As to the divide, I actually strive to 'forge' myself into that which is fodder for my 'idealized' characters. I want to actually embody the philosophy that while "Being a live Hyena is better than being a Dead Lion, being a Live Lion is better still". The self-examination is painful sometimes, but I think it is important. Afterall, I teach a children's introductory Kung-fu class Saturdays, and it'd be a disservice to the knowledge to curtail it's teaching because I have a faulty view of who should be taught.

I understand why violence wouldn't work, it doesn't deal with the root of the problem, and given that sexual violence/coercion is not about actual attraction, but rather a power issue, causing men to fell disempowered without changing the basic outlook about sex/behaviour would probably be worse than doing nothing at all.

Hm. So much for my much-vaunted belief in my own simple-mindedness.

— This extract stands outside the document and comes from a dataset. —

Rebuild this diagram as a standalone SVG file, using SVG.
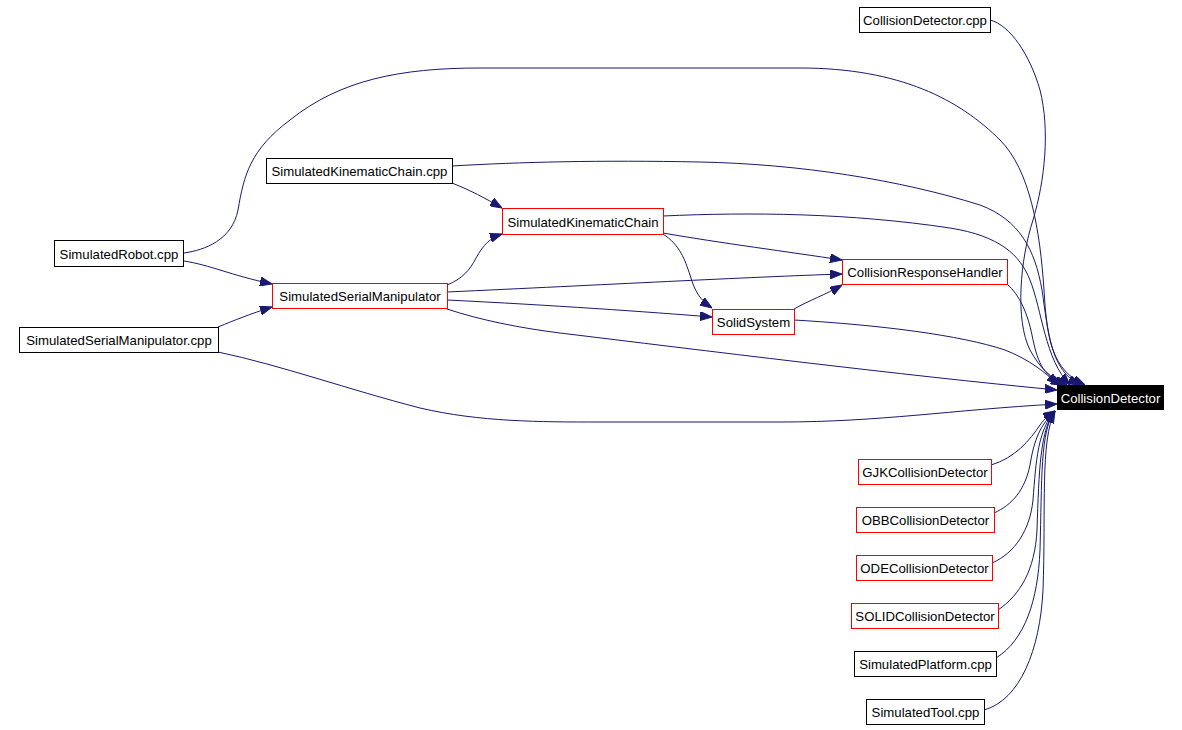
<svg xmlns="http://www.w3.org/2000/svg" width="1182" height="730" viewBox="0 0 1182 730">
<style>
.n rect{fill:#fff;stroke:#000;stroke-width:1}
.r rect{stroke:#f00}
.b rect{fill:#000}
.n text{font-family:"Liberation Sans",Arial,sans-serif;font-size:13.2px;text-anchor:middle;fill:#000}
.b text{fill:#fff}
.e path{fill:none;stroke:#191970;stroke-width:1;marker-end:url(#a)}
</style>
<defs>
<marker id="a" markerUnits="userSpaceOnUse" viewBox="0 0 12 9" refX="12" refY="4.5" markerWidth="12" markerHeight="9" orient="auto">
<path d="M0,0 L12,4.5 L0,9 z" fill="#191970" stroke="#191970"/>
</marker>
</defs>
<rect width="1182" height="730" fill="#fff"/>
<g id="edges" class="e">
<path d="M184,253 C205,250 232,240 238,210 C244,175 250,150 290,120 C340,80 400,68 480,68 L800,68 C900,68 960,100 1000,140 C1030,170 1040,230 1044,290 C1047,340 1052,370 1085,385"/>
<path d="M452,166 C520,162 600,160 700,162 C800,164 900,180 980,205 C1020,220 1035,250 1042,290 C1048,330 1050,370 1080,385"/>
<path d="M452,183 C470,190 485,198 502,208"/>
<path d="M184,261 C210,265 230,275 272,284"/>
<path d="M218,327 C235,320 250,314 272,307"/>
<path d="M218,352 C280,365 350,390 420,408 C480,422 540,422 600,422 L780,422 C880,422 950,410 1057,404"/>
<path d="M447,285 C462,279 470,270 476,258 C484,244 490,238 502,234"/>
<path d="M447,292 C600,285 750,277 842,274"/>
<path d="M447,300 C550,305 650,312 712,317"/>
<path d="M447,309 C480,320 520,328 560,333 C700,350 900,375 1057,390"/>
<path d="M663,216 C750,212 850,213 950,228 C1000,236 1020,255 1030,280 C1042,310 1045,360 1070,385"/>
<path d="M663,233 C720,243 790,252 842,260"/>
<path d="M663,234 C680,245 685,260 690,275 C695,292 700,300 712,308"/>
<path d="M794,309 C810,300 825,295 842,285"/>
<path d="M794,320 C880,325 960,335 1005,350 C1030,360 1045,372 1058,385"/>
<path d="M1007,284 C1020,295 1028,315 1032,335 C1037,360 1042,375 1063,385"/>
<path d="M990,20 C1010,25 1030,55 1040,90 C1050,130 1045,180 1033,220 C1020,260 1015,320 1030,350 C1040,368 1050,378 1067,385"/>
<path d="M991,465 C1015,458 1030,440 1040,425 C1045,418 1050,414 1055,411"/>
<path d="M994,513 C1012,505 1025,490 1030,465 C1034,440 1040,425 1055,411"/>
<path d="M992,563 C1015,553 1030,530 1033,500 C1036,460 1038,430 1055,411"/>
<path d="M998,610 C1020,595 1035,570 1037,530 C1039,470 1040,430 1055,411"/>
<path d="M996,658 C1025,640 1038,600 1040,550 C1042,480 1040,430 1055,411"/>
<path d="M984,710 C1020,700 1040,650 1043,590 C1046,510 1040,440 1055,411"/>
</g>
<g id="n_cdcpp" class="n"><rect x="859.5" y="7.5" width="131" height="25"/><text x="925" y="25">CollisionDetector.cpp</text></g>
<g id="n_skccpp" class="n"><rect x="266.5" y="158.5" width="186" height="25"/><text x="359.5" y="176">SimulatedKinematicChain.cpp</text></g>
<g id="n_robot" class="n"><rect x="54.5" y="240.5" width="129" height="26"/><text x="119" y="258.5">SimulatedRobot.cpp</text></g>
<g id="n_ssm" class="n r"><rect x="272.5" y="283.5" width="175" height="25"/><text x="360" y="301">SimulatedSerialManipulator</text></g>
<g id="n_ssmcpp" class="n"><rect x="19.5" y="327.5" width="199" height="25"/><text x="119" y="345">SimulatedSerialManipulator.cpp</text></g>
<g id="n_skc" class="n r"><rect x="502.5" y="208.5" width="161" height="26"/><text x="583" y="226.5">SimulatedKinematicChain</text></g>
<g id="n_ss" class="n r"><rect x="712.5" y="309.5" width="82" height="25"/><text x="753.5" y="327">SolidSystem</text></g>
<g id="n_crh" class="n r"><rect x="842.5" y="259.5" width="165" height="25"/><text x="925" y="277">CollisionResponseHandler</text></g>
<g id="n_cd" class="n b"><rect x="1057.5" y="385.5" width="106" height="24"/><text x="1110.5" y="402.5">CollisionDetector</text></g>
<g id="n_gjk" class="n r"><rect x="858.5" y="459.5" width="133" height="25"/><text x="925" y="477">GJKCollisionDetector</text></g>
<g id="n_obb" class="n r"><rect x="856.5" y="507.5" width="138" height="25"/><text x="925.5" y="525">OBBCollisionDetector</text></g>
<g id="n_ode" class="n r"><rect x="856.5" y="555.5" width="136" height="25"/><text x="924.5" y="573">ODECollisionDetector</text></g>
<g id="n_solid" class="n r"><rect x="851.5" y="603.5" width="147" height="25"/><text x="925" y="621">SOLIDCollisionDetector</text></g>
<g id="n_platform" class="n"><rect x="854.5" y="651.5" width="142" height="25"/><text x="925.5" y="669">SimulatedPlatform.cpp</text></g>
<g id="n_tool" class="n"><rect x="866.5" y="699.5" width="118" height="25"/><text x="925.5" y="717">SimulatedTool.cpp</text></g>
</svg>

Ah well, it's mostly a self-deprecatory humour stance anyway.

Thanks for the opportunity to discuss something weighty and real without being too similar or dissimilar in perspective. Most of the time I end up in a discussion like this, I'm either too similar or else diametrically opposed to the other person :P
Feb. 28th, 2007 03:32 am (UTC)
The hobby has grown out of it's "adolescent" need to populate monster compendiums with bare-breasted pseudo-monsters.

Have you seen the RPG motivational posters? They're all great, but I'm specifically reminded of this one. XD

Anyway, thanks for the conversation as well. I enjoy it when people come in with their own thoughts, as well as respect for mine.

Also, I have seen George Takei's response to Hardaway. Everything I hear about that man (Takei) tells me he's kickass. XD
Feb. 24th, 2007 04:10 am (UTC)
I assume you heard of the Tim Hardaway/George Takei thing?

If not, here is the super short summary:

Tim Hardaway denounced a fellow former NBA player who came out of the closet, and claimed that he hated gays, and that he's homophobic.

George Takei's response (Or atleast the punchline part of his response) is summarized in the above icon. It'll be vanishing from my portfolio of images in two days so that it can be the exclusive property of a friend. Though George has such a wonderful maniacal laugh... I'll probably replace it with an animation of just his laughter.

Ugh. Double-post. Ah well, it's not a forum, so it's not like ther's a post score I'm inflating here.